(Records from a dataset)

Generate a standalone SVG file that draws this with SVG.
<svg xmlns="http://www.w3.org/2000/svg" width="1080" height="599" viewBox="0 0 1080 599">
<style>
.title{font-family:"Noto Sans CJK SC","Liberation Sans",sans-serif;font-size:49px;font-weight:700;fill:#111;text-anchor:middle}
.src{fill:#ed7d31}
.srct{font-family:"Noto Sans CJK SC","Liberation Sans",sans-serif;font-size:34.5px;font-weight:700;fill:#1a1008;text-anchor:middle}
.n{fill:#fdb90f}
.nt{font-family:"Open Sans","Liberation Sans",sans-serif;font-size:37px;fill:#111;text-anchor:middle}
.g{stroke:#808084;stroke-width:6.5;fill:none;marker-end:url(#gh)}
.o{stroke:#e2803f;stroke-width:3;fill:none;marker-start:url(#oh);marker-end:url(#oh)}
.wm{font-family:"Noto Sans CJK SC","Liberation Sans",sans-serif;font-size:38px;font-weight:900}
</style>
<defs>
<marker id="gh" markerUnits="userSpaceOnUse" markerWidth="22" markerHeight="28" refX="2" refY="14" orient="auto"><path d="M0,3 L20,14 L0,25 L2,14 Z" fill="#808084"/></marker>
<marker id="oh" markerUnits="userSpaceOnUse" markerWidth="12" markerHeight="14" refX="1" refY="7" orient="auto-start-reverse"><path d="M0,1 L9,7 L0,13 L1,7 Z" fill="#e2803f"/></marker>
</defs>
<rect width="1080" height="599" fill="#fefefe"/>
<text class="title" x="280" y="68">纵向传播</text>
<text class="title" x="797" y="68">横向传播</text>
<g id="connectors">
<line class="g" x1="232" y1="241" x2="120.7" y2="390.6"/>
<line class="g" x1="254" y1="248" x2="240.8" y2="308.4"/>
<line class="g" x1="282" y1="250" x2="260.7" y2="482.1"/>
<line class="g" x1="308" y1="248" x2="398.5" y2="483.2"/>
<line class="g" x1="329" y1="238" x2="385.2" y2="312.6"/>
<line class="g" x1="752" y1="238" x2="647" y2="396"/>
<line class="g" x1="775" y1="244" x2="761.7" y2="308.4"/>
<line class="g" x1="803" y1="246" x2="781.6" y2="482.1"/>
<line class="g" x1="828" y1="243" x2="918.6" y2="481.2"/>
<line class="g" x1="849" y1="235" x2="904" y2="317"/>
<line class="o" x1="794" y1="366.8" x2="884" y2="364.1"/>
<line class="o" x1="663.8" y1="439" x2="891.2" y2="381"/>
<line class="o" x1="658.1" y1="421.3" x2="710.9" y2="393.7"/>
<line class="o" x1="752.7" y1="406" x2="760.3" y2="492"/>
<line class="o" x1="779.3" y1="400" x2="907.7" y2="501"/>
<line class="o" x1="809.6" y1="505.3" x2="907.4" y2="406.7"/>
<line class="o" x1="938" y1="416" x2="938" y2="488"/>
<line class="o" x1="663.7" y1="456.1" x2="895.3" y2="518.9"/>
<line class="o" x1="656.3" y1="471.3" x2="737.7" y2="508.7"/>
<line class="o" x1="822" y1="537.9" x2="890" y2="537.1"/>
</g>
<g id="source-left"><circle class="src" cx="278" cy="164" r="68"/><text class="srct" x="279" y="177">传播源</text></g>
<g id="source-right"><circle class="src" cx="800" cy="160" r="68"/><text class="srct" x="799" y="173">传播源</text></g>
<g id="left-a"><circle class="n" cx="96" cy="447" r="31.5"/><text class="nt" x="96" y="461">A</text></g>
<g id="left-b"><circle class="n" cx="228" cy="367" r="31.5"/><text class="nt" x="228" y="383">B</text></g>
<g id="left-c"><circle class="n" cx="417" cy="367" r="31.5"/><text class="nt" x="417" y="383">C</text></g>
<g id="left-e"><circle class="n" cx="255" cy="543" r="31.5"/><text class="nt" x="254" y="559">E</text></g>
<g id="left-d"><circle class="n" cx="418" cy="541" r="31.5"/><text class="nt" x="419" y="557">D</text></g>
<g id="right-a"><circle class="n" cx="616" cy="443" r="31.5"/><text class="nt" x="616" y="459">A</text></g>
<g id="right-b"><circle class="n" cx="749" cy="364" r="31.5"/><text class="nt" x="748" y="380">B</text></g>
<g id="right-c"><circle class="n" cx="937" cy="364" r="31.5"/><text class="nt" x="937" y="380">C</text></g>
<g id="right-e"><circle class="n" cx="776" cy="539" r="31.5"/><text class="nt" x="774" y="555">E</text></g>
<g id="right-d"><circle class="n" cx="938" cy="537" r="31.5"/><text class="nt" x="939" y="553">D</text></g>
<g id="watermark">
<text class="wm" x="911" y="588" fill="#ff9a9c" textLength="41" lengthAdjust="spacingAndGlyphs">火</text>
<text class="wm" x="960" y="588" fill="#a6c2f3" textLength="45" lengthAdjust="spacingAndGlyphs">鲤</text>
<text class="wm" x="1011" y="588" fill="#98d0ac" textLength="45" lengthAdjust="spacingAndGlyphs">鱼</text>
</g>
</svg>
---
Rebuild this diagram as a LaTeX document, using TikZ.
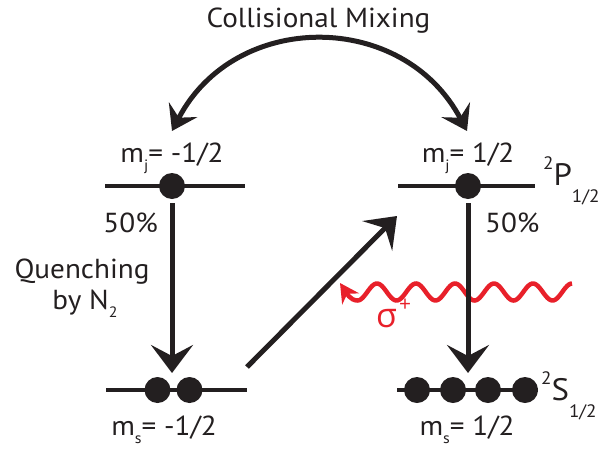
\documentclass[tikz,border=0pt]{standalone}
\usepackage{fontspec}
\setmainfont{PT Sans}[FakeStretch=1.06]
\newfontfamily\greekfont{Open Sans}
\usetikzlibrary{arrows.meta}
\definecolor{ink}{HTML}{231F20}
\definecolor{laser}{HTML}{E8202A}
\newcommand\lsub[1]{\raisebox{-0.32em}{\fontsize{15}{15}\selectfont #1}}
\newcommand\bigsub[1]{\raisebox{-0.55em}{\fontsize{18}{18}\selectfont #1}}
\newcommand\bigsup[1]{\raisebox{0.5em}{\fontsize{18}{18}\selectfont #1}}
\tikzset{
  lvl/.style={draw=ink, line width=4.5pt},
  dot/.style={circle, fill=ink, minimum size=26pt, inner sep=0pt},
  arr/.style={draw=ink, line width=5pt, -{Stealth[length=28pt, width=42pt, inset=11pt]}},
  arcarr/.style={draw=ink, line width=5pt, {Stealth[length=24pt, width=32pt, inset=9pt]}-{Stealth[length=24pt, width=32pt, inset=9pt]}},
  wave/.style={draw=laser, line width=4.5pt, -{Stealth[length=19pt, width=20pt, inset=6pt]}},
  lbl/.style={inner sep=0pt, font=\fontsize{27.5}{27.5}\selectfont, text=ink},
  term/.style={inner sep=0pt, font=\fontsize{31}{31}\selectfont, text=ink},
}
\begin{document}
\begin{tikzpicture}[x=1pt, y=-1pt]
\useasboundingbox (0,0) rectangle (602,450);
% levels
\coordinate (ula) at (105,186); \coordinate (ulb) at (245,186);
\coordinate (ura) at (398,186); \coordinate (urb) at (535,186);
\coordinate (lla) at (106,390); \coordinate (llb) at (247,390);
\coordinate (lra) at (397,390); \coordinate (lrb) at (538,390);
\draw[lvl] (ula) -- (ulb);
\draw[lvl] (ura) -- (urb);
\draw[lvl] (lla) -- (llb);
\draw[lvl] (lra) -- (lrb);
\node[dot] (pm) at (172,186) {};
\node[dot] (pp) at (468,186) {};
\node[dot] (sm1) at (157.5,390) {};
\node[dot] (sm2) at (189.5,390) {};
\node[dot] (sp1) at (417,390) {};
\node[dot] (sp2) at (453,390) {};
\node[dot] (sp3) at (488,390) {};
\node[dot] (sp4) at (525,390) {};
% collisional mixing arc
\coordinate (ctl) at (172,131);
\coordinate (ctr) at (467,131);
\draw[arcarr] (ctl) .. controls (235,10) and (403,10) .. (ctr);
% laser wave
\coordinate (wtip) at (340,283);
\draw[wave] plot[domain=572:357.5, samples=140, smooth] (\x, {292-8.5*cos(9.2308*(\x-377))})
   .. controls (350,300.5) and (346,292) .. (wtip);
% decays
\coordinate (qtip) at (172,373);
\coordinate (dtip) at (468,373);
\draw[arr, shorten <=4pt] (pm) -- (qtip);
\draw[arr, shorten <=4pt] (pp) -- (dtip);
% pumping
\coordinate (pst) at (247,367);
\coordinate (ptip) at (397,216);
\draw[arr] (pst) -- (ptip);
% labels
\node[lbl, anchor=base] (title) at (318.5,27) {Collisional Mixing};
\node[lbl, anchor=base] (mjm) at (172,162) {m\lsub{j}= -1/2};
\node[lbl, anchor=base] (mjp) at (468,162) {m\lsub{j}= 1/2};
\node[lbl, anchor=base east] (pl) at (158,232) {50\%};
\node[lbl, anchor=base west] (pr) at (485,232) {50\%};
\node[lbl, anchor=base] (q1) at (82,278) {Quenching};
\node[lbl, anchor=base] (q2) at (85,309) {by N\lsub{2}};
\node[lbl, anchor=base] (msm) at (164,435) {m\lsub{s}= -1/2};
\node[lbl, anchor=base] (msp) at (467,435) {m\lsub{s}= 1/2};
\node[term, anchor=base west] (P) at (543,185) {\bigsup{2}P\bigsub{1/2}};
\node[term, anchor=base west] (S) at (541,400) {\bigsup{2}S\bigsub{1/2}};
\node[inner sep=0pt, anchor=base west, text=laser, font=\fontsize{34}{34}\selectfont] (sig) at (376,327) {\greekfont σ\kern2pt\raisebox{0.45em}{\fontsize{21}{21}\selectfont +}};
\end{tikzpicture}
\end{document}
* * *
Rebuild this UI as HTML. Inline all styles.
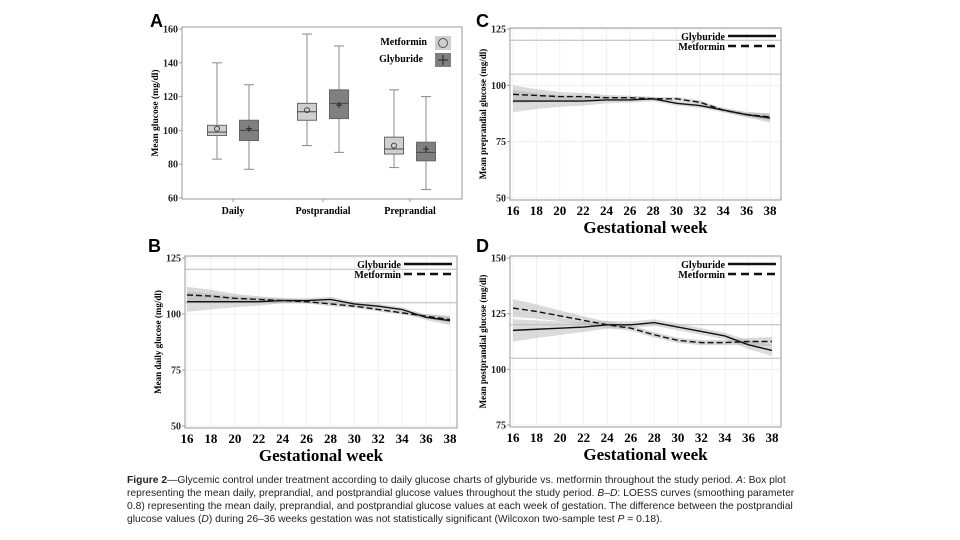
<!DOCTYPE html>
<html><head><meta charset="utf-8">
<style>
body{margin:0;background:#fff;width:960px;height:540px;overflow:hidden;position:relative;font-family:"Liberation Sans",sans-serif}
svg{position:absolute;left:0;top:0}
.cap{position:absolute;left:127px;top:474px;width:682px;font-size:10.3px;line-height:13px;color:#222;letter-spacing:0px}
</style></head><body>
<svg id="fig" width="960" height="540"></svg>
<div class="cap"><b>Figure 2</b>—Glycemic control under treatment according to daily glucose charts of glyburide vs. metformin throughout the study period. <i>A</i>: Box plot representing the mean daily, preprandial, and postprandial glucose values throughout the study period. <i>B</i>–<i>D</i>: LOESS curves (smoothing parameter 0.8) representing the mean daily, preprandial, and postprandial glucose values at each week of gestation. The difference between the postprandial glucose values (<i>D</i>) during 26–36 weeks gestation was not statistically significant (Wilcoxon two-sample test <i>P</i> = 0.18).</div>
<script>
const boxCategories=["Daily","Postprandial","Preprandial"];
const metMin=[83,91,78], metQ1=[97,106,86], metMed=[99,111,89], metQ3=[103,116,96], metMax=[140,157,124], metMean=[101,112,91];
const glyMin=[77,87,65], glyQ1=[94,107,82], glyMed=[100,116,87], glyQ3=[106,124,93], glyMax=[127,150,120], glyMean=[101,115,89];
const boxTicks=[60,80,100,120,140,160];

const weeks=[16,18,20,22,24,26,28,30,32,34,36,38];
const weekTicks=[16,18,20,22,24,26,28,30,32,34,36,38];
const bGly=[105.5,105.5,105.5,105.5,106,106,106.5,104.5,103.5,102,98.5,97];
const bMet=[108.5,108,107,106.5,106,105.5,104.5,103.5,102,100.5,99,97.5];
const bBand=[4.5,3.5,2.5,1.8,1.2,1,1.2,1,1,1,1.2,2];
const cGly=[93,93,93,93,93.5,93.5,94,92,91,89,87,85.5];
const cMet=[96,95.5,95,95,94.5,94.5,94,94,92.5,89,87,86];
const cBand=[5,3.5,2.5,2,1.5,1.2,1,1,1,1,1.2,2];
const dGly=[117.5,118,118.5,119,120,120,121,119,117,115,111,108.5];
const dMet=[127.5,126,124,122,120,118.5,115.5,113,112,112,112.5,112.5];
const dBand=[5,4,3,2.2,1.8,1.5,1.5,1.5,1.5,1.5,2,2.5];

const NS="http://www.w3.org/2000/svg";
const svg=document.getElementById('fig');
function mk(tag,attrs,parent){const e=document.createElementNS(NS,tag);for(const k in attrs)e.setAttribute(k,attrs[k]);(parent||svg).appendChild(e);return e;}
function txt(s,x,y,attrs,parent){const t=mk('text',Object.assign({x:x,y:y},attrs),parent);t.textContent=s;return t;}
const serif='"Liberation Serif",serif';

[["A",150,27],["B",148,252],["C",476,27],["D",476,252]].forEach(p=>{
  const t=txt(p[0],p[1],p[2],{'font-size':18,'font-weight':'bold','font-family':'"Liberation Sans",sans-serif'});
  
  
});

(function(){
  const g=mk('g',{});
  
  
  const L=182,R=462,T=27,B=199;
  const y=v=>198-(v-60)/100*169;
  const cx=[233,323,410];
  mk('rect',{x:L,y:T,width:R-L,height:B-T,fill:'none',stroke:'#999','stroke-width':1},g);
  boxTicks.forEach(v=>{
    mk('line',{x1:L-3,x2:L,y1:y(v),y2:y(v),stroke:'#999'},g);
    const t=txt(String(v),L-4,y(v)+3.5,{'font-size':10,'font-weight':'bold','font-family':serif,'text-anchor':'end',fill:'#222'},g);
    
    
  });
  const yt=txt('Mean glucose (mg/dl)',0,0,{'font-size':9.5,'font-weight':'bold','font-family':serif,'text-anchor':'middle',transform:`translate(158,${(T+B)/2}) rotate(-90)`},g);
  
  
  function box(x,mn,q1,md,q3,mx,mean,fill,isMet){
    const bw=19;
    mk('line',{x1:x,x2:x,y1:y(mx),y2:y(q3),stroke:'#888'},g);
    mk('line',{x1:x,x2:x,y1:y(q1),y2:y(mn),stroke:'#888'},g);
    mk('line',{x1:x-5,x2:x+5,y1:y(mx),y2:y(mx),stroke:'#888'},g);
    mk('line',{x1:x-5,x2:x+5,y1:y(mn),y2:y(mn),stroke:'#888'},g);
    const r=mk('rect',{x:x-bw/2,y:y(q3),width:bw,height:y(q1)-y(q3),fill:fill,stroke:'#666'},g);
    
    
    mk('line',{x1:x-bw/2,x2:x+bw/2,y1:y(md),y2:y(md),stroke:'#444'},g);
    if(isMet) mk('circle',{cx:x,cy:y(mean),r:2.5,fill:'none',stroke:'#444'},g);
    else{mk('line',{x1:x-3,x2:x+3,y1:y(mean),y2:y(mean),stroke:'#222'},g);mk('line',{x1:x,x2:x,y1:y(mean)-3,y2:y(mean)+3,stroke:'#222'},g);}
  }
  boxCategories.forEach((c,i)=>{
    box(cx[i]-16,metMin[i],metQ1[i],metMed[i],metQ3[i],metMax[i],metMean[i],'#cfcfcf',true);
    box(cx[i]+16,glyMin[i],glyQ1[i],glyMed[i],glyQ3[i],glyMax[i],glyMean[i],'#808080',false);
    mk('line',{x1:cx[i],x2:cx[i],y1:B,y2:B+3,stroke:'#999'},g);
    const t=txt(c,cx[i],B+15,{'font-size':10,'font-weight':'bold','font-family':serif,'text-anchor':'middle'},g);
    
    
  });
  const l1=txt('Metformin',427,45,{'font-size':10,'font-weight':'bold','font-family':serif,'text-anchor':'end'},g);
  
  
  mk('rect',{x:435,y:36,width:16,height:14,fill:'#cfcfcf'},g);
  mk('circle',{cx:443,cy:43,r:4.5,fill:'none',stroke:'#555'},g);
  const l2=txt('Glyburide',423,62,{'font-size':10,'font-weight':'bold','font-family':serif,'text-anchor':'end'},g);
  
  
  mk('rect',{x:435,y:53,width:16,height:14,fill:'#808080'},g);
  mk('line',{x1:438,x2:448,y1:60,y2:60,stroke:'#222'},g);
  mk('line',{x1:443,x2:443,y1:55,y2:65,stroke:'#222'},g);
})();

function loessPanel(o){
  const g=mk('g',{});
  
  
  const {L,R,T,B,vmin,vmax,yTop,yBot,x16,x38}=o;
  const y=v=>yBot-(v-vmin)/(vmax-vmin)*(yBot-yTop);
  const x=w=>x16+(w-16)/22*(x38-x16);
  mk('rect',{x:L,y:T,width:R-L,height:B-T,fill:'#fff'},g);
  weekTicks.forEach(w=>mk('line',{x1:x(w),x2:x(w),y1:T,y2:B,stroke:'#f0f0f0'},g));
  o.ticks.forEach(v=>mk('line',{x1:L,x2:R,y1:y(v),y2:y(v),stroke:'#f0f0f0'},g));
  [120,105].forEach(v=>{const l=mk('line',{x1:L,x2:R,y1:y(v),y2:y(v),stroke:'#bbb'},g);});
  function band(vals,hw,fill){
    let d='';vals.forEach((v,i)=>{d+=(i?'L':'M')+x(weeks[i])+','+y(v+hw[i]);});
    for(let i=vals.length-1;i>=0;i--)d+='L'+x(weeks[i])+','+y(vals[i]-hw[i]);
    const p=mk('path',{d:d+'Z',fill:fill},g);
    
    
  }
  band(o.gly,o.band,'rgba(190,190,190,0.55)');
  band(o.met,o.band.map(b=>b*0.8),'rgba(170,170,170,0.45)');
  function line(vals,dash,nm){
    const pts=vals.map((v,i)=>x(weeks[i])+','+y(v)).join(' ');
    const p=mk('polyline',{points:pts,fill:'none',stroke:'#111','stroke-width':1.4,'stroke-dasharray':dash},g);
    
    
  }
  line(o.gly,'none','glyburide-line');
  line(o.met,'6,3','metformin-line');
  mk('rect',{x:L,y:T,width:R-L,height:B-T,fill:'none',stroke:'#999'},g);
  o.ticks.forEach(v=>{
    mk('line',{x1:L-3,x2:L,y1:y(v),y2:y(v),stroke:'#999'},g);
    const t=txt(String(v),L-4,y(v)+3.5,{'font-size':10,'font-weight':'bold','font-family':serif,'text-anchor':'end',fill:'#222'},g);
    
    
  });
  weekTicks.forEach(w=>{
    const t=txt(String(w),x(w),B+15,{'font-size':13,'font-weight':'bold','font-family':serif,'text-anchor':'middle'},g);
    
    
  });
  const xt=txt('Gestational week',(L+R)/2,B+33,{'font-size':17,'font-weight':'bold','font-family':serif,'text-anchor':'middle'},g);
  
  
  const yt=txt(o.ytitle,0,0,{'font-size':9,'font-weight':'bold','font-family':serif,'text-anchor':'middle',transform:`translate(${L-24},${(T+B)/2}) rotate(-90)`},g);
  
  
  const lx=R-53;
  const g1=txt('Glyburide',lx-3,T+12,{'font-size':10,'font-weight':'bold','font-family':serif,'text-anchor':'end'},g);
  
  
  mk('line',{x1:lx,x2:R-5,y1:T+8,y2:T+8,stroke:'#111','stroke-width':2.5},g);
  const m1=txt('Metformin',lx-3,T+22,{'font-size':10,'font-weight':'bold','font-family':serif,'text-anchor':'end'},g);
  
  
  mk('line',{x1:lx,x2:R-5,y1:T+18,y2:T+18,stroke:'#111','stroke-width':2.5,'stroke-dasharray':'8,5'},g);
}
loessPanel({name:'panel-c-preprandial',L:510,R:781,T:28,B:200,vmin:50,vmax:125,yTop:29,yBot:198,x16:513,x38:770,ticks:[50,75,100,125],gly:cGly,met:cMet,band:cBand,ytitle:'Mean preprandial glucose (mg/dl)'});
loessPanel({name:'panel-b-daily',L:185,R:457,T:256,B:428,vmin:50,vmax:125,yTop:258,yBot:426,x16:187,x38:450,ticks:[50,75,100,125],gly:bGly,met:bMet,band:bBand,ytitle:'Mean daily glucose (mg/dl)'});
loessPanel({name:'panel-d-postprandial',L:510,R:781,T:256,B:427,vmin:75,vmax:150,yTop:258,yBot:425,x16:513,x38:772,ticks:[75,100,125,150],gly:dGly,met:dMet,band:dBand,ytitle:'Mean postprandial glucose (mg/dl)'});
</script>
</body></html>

**YOUR OBJECTIVE**
What's needed is an exact copy of the records above from the line containing "Rebuild this UI as HTML. Inline all styles." down to the line containing "const boxTicks=[60,80,100,120,140,160];", both included, without any pictures.

**FULL OUTPUT**
Rebuild this UI as HTML. Inline all styles.
<!DOCTYPE html>
<html><head><meta charset="utf-8">
<style>
body{margin:0;background:#fff;width:960px;height:540px;overflow:hidden;position:relative;font-family:"Liberation Sans",sans-serif}
svg{position:absolute;left:0;top:0}
.cap{position:absolute;left:127px;top:474px;width:682px;font-size:10.3px;line-height:13px;color:#222;letter-spacing:0px}
</style></head><body>
<svg id="fig" width="960" height="540"></svg>
<div class="cap"><b>Figure 2</b>—Glycemic control under treatment according to daily glucose charts of glyburide vs. metformin throughout the study period. <i>A</i>: Box plot representing the mean daily, preprandial, and postprandial glucose values throughout the study period. <i>B</i>–<i>D</i>: LOESS curves (smoothing parameter 0.8) representing the mean daily, preprandial, and postprandial glucose values at each week of gestation. The difference between the postprandial glucose values (<i>D</i>) during 26–36 weeks gestation was not statistically significant (Wilcoxon two-sample test <i>P</i> = 0.18).</div>
<script>
const boxCategories=["Daily","Postprandial","Preprandial"];
const metMin=[83,91,78], metQ1=[97,106,86], metMed=[99,111,89], metQ3=[103,116,96], metMax=[140,157,124], metMean=[101,112,91];
const glyMin=[77,87,65], glyQ1=[94,107,82], glyMed=[100,116,87], glyQ3=[106,124,93], glyMax=[127,150,120], glyMean=[101,115,89];
const boxTicks=[60,80,100,120,140,160];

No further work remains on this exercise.